Joint Learning of Discriminative Prototypes and Large Margin Nearest Neighbor Classifiers

In this paper, we raise important issues concerning the evaluation complexity of existing Mahalanobis metric learning methods. The complexity scales linearly with the size of the dataset. This is especially cumbersome on large scale or for real-time applications with limited time budget. To alleviate this problem we propose to represent the dataset by a fixed number of discriminative prototypes. In particular, we introduce a new method that jointly chooses the positioning of prototypes and also optimizes the Mahalanobis distance metric with respect to these. We show that choosing the positioning of the prototypes and learning the metric in parallel leads to a drastically reduced evaluation effort while maintaining the discriminative essence of the original dataset. Moreover, for most problems our method performing k-nearest prototype (k-NP) classification on the condensed dataset leads to even better generalization compared to k-NN classification using all data.
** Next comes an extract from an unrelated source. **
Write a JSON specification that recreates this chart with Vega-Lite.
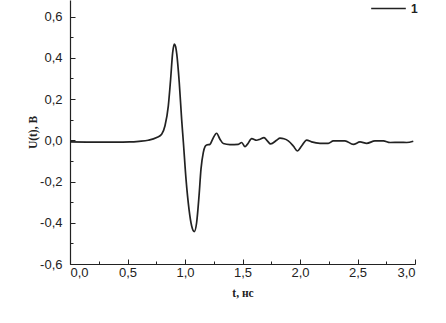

Results on a variety of challenging benchmarks demonstrate the power of our method. These include standard machine learning datasets as well as the challenging Public Figures Face Database. On the competitive machine learning benchmarks we are comparable to the state-of-the-art while being more efficient. On the face benchmark we clearly outperform the state-of-the-art in Mahalanobis metric learning with drastically reduced evaluation effort.